Unfortunately, these default aggregation graphs are hard-coded into the PHP. There is currently no standard way to extend the Ganglia web front-end to include custom graphs. There is also no method to specify that certain graphs should be displayed for only one particular machine: the one that is running MonAMI collecting the interesting metrics.
MonAMI provides monitoring information for any number of monitoring systems. Strictly speaking, its job is done once data is within those systems. However, to get the most out of any particular system, you may need to tweak the monitoring system, or expand some scripts to better match the breadth of data MonAMI provides.
The external package contains a number of application-specific instructions, sample configuration files and modules. It is both a reference point for using MonAMI with particular monitoring systems and a platform with which to explore what is possible.
The section of the “external” package for Ganglia includes a PHP framework called multiple-graphs.
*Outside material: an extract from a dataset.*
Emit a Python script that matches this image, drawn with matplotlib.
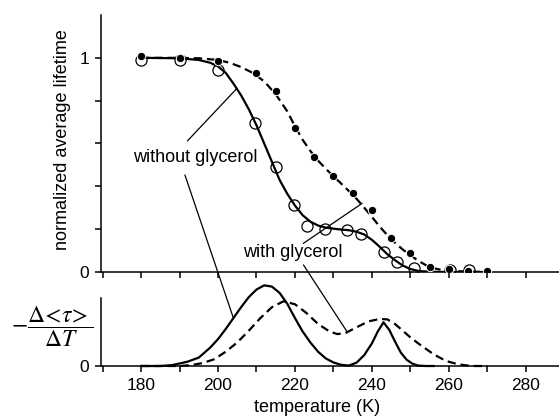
import matplotlib
matplotlib.use("Agg")
import matplotlib.pyplot as plt
from matplotlib.patches import ConnectionPatch
from matplotlib.ticker import MultipleLocator, FixedLocator

plt.rcParams['font.family'] = ['Liberation Sans', 'DejaVu Sans']
plt.rcParams['lines.scale_dashes'] = False

# measured points, normalized average lifetime
T_without = [180, 190, 200, 209.5, 215, 219.7, 223.2, 227.8, 233.6, 237.2, 243.2, 246.5, 250.8, 260.3, 265.2]
tau_without = [0.99, 0.99, 0.944, 0.698, 0.49, 0.315, 0.215, 0.203, 0.198, 0.176, 0.095, 0.048, 0.017, 0.01, 0.007]

T_with = [180, 190, 200, 210, 215, 220, 225, 230, 235, 240, 245, 250, 255, 260, 265, 270]
tau_with = [1.01, 1.0, 0.987, 0.928, 0.846, 0.671, 0.539, 0.449, 0.367, 0.29, 0.157, 0.087, 0.025, 0.012, 0.006, 0.005]

# fitted curves (top)
fitT_without = [180, 190, 195, 198, 200, 202, 204, 206, 208, 210, 212, 214, 216, 218, 220, 222, 224, 226,
                228, 231, 234, 236, 238, 240, 242, 244, 246, 248, 250, 252, 255, 260, 270]
fit_without = [1.0, 0.998, 0.99, 0.977, 0.96, 0.93, 0.88, 0.825, 0.76, 0.685, 0.6, 0.515, 0.43, 0.365,
               0.31, 0.265, 0.235, 0.217, 0.207, 0.2, 0.195, 0.188, 0.175, 0.15, 0.118, 0.083, 0.055, 0.03,
               0.014, 0.005, 0.001, 0.0, 0.0]
fitT_with = [180, 190, 195, 200, 203, 206, 209, 212, 215, 218, 220, 222, 224, 226, 228, 230, 232, 234, 236,
             238, 240, 242, 244, 246, 248, 250, 252, 254, 256, 258, 262, 266, 270]
fit_with = [1.0, 1.0, 0.998, 0.99, 0.977, 0.957, 0.93, 0.89, 0.83, 0.75, 0.68, 0.617, 0.565, 0.52, 0.482,
            0.447, 0.413, 0.378, 0.342, 0.3, 0.257, 0.212, 0.172, 0.136, 0.105, 0.078, 0.053, 0.032, 0.018, 0.01,
            0.004, 0.001, 0.0]

# -d<tau>/dT (bottom, arbitrary units)
dT_without = [180, 185, 188, 192, 195, 198, 200, 202, 204, 206, 208, 210, 212, 214, 216, 218, 220, 222, 224,
              226, 228, 230, 232, 234, 236, 238, 240, 241.5, 243, 244.5, 246, 247.5, 249, 250.5, 252, 254, 256]
d_without = [0.0, 0.0, 0.01, 0.05, 0.1, 0.22, 0.32, 0.44, 0.57, 0.7, 0.82, 0.91, 0.96, 0.945, 0.87, 0.74, 0.57,
             0.41, 0.28, 0.17, 0.09, 0.042, 0.014, 0.005, 0.04, 0.13, 0.27, 0.41, 0.52, 0.43, 0.29, 0.16, 0.075,
             0.028, 0.005, 0.0, 0.0]
dT_with = [180, 190, 193, 196, 199, 202, 205, 208, 211, 214, 217, 220, 223, 226, 229, 231, 233, 236, 239, 242,
           244, 246, 248, 250, 252, 254, 256, 258, 260, 262, 264, 266, 270]
d_with = [0.0, 0.0, 0.01, 0.035, 0.08, 0.17, 0.28, 0.42, 0.57, 0.7, 0.77, 0.735, 0.63, 0.5, 0.41, 0.38, 0.39,
          0.46, 0.53, 0.56, 0.555, 0.5, 0.42, 0.34, 0.27, 0.205, 0.14, 0.09, 0.05, 0.025, 0.01, 0.0, 0.0]

xlim = (169.6, 288.6)

fig = plt.figure(figsize=(5.59, 4.18), dpi=100)
ax1 = fig.add_axes([0.1807, 0.3493, 0.8193, 0.6148])
ax2 = fig.add_axes([0.1807, 0.1244, 0.8193, 0.201])

lw_ax = 1.1
for ax in (ax1, ax2):
    ax.spines['top'].set_visible(False)
    ax.spines['right'].set_visible(False)
    ax.spines['left'].set_linewidth(lw_ax)
    ax.spines['bottom'].set_linewidth(lw_ax)
    ax.set_xlim(*xlim)
    ax.xaxis.set_major_locator(MultipleLocator(20))
    ax.xaxis.set_minor_locator(MultipleLocator(10))
    ax.tick_params(which='both', direction='out', length=4.5, width=lw_ax, labelsize=12.5, pad=4)

# top panel
ax1.plot(fitT_without, fit_without, color='black', lw=1.6, zorder=2)
ax1.plot(fitT_with, fit_with, color='black', lw=1.6, dashes=(6, 3.5), zorder=2)
ax1.plot(T_without, tau_without, 'o', ms=8, mfc='none', mec='black', mew=0.9, zorder=3)
ax1.plot(T_with, tau_with, 'o', ms=6, mfc='black', mec='white', mew=0.7, zorder=4)
ax1.set_ylim(0, 1.2)
ax1.yaxis.set_major_locator(FixedLocator([0, 0.2, 0.4, 0.6, 0.8, 1.0]))
ax1.set_yticklabels(['0', '', '', '', '', '1'])
ax1.tick_params(axis='x', labelbottom=False)
ax1.set_ylabel('normalized average lifetime', fontsize=13, va='center')
ax1.yaxis.set_label_coords(-0.083, 0.517)

# bottom panel
ax2.plot(dT_without, d_without, color='black', lw=1.6)
ax2.plot(dT_with, d_with, color='black', lw=1.6, dashes=(6, 3.5))
ax2.set_ylim(0, 1.0)
ax2.spines['left'].set_bounds(0, 0.81)
ax2.set_yticks([0])
ax2.set_yticklabels(['0'])
for ln in ax2.get_lines():
    ln.set_clip_on(False)

fig.text(0.094, 0.218, r'$-\dfrac{\Delta\!<\!\tau\!>}{\Delta T}$', fontsize=17,
         math_fontfamily='stix', ha='center', va='center')
fig.text(0.567, 0.024, 'temperature (K)', fontsize=13, ha='center', va='center')

# annotations
ax1.text(194.0, 0.533, 'without glycerol', fontsize=13, ha='center', va='center')
ax1.text(219.5, 0.092, 'with glycerol', fontsize=13, ha='center', va='center')

ax1.plot([192.1, 204.8], [0.613, 0.855], color='black', lw=0.9)
ax1.plot([222.2, 237.4], [0.134, 0.32], color='black', lw=0.9)
for start, end in [((191.4, 0.453), (204.0, 0.57)), ((222.2, 0.033), (233.5, 0.41))]:
    con = ConnectionPatch(xyA=start, coordsA=ax1.transData, xyB=end, coordsB=ax2.transData,
                          color='black', lw=0.9)
    fig.add_artist(con)

fig.savefig('out.png', dpi=100)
This includes support for frames (in which multiple graphs and tables can be included) and pop-ups (allowing the display of context-specific information). The package also includes support for host-specific graphs.
The following figure shows the multiple-graphs framework in action: some of the Torque monitoring data is shown as graphs and pie-charts.
The data is provided by MonAMI running with a configuration similar to the above example. The graphs and pie-charts are generated using the multiple-graphs library. The exact PHP configuration for generating the Torque and Maui frame is also available within the “externals” package as one of the examples. These are documented and include installation instructions.